Task requirements
Could you write out the opening lines of the data, word for word, stopping after the line that contains "(503,35) -- (503,55);"?

==========

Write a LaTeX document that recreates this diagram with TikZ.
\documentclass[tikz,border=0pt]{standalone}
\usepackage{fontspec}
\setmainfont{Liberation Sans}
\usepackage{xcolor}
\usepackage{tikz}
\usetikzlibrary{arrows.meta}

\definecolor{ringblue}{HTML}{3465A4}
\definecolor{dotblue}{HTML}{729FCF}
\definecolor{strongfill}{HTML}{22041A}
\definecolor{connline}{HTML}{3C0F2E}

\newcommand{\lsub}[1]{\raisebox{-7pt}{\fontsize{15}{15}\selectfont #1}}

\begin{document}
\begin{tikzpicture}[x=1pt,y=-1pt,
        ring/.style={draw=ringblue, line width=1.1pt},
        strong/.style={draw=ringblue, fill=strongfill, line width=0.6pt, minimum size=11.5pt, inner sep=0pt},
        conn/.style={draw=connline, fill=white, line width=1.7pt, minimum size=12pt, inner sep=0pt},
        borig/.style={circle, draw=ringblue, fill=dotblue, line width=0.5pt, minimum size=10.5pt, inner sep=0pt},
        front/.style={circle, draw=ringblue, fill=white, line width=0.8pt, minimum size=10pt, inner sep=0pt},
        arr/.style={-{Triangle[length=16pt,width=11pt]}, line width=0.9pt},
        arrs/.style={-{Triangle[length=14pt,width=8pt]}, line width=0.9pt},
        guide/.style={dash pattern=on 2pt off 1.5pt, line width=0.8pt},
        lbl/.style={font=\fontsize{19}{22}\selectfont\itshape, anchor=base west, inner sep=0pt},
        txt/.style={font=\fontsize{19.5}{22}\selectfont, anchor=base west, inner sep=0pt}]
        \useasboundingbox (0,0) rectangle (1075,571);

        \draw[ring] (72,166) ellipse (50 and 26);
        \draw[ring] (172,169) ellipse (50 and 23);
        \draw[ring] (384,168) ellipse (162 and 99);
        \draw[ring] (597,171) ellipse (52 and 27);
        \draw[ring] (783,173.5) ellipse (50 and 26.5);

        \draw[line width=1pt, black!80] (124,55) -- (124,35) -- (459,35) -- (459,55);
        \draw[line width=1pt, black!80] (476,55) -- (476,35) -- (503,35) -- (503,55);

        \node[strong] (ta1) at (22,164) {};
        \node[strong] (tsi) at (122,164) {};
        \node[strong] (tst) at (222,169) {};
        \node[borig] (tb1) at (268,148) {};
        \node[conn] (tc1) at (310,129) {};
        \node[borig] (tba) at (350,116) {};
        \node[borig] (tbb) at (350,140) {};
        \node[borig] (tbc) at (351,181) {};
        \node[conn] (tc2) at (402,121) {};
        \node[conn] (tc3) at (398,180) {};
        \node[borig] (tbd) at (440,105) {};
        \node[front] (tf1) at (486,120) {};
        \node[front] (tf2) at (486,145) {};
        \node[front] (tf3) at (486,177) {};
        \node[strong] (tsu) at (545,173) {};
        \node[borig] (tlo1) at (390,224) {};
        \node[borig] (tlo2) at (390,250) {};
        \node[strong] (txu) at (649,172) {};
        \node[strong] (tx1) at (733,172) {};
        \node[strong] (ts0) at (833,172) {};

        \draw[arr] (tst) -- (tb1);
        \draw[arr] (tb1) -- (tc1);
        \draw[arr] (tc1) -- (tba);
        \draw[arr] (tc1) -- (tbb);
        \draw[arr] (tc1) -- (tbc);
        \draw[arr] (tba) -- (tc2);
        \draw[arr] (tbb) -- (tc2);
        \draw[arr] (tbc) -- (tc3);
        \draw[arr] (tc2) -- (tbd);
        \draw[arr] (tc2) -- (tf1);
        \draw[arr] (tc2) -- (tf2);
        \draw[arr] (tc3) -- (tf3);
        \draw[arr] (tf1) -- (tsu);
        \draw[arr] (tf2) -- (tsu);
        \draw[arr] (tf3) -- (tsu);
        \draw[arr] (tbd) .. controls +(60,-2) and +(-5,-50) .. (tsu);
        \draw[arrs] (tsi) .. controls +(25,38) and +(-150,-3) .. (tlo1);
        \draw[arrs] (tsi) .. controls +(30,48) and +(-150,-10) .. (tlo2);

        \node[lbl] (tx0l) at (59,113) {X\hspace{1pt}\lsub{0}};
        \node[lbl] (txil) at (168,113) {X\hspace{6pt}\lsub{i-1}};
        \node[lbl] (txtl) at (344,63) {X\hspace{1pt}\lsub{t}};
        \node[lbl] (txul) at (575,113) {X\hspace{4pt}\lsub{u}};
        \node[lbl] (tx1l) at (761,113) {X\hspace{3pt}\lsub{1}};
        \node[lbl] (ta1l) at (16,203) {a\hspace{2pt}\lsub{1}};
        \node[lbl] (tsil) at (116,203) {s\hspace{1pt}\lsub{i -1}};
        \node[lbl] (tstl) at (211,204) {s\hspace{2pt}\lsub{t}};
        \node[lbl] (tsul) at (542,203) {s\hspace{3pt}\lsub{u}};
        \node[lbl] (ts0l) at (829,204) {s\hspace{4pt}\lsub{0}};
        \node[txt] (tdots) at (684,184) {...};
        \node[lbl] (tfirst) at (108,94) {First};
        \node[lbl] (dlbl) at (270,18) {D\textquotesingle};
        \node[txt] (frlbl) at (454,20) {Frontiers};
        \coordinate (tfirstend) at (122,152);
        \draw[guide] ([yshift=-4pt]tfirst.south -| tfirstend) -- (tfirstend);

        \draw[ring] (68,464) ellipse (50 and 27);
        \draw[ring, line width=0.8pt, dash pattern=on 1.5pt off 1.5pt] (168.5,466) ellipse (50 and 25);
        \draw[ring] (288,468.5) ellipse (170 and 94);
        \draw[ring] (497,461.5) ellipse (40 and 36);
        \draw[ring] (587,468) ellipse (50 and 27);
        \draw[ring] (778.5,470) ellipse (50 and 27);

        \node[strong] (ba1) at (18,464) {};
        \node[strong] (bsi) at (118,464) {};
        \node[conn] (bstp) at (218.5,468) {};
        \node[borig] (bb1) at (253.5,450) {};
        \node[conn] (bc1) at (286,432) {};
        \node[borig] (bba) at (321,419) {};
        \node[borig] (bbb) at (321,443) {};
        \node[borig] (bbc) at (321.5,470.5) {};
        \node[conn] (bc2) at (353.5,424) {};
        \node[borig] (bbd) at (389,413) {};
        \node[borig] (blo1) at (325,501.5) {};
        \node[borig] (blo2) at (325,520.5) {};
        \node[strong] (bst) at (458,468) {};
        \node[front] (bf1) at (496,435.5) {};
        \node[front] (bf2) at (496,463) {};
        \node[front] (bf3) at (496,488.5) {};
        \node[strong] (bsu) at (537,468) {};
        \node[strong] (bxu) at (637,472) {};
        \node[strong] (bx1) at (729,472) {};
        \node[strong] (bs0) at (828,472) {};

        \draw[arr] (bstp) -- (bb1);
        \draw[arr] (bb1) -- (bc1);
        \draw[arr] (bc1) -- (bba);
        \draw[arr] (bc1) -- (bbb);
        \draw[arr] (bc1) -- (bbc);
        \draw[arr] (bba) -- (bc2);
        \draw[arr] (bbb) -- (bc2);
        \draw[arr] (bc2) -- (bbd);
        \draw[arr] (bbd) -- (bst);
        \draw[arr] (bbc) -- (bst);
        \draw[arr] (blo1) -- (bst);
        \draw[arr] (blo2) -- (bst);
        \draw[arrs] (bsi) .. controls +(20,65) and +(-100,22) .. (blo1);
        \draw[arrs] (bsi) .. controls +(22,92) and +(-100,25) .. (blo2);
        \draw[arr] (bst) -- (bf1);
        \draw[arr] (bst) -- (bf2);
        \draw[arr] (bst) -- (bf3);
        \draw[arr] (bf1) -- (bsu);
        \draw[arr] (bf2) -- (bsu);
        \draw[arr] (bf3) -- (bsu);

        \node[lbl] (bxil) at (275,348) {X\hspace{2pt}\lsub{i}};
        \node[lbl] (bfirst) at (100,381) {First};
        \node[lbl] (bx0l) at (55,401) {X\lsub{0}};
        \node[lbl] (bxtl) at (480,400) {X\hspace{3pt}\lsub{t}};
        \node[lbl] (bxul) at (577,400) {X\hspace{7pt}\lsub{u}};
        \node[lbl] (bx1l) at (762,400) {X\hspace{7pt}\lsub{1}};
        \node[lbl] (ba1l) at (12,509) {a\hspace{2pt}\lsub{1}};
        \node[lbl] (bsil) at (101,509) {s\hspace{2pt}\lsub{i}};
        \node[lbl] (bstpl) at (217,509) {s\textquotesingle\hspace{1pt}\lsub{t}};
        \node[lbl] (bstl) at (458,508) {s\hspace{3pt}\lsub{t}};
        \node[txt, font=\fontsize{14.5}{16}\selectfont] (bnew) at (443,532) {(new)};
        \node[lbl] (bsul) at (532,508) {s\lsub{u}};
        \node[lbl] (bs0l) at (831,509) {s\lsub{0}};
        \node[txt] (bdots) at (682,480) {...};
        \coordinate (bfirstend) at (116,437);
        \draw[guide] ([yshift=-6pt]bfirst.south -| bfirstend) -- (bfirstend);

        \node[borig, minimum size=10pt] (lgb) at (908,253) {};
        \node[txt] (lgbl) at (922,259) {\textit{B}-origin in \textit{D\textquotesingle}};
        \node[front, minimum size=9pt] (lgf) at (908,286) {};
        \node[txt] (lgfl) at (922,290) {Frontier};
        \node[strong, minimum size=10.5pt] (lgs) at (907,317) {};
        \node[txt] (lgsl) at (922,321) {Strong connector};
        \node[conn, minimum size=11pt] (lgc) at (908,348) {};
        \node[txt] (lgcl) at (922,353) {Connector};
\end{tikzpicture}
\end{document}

==========

Exercise solution
Write a LaTeX document that recreates this diagram with TikZ.
\documentclass[tikz,border=0pt]{standalone}
\usepackage{fontspec}
\setmainfont{Liberation Sans}
\usepackage{xcolor}
\usepackage{tikz}
\usetikzlibrary{arrows.meta}

\definecolor{ringblue}{HTML}{3465A4}
\definecolor{dotblue}{HTML}{729FCF}
\definecolor{strongfill}{HTML}{22041A}
\definecolor{connline}{HTML}{3C0F2E}

\newcommand{\lsub}[1]{\raisebox{-7pt}{\fontsize{15}{15}\selectfont #1}}

\begin{document}
\begin{tikzpicture}[x=1pt,y=-1pt,
        ring/.style={draw=ringblue, line width=1.1pt},
        strong/.style={draw=ringblue, fill=strongfill, line width=0.6pt, minimum size=11.5pt, inner sep=0pt},
        conn/.style={draw=connline, fill=white, line width=1.7pt, minimum size=12pt, inner sep=0pt},
        borig/.style={circle, draw=ringblue, fill=dotblue, line width=0.5pt, minimum size=10.5pt, inner sep=0pt},
        front/.style={circle, draw=ringblue, fill=white, line width=0.8pt, minimum size=10pt, inner sep=0pt},
        arr/.style={-{Triangle[length=16pt,width=11pt]}, line width=0.9pt},
        arrs/.style={-{Triangle[length=14pt,width=8pt]}, line width=0.9pt},
        guide/.style={dash pattern=on 2pt off 1.5pt, line width=0.8pt},
        lbl/.style={font=\fontsize{19}{22}\selectfont\itshape, anchor=base west, inner sep=0pt},
        txt/.style={font=\fontsize{19.5}{22}\selectfont, anchor=base west, inner sep=0pt}]
        \useasboundingbox (0,0) rectangle (1075,571);

        \draw[ring] (72,166) ellipse (50 and 26);
        \draw[ring] (172,169) ellipse (50 and 23);
        \draw[ring] (384,168) ellipse (162 and 99);
        \draw[ring] (597,171) ellipse (52 and 27);
        \draw[ring] (783,173.5) ellipse (50 and 26.5);

        \draw[line width=1pt, black!80] (124,55) -- (124,35) -- (459,35) -- (459,55);
        \draw[line width=1pt, black!80] (476,55) -- (476,35) -- (503,35) -- (503,55);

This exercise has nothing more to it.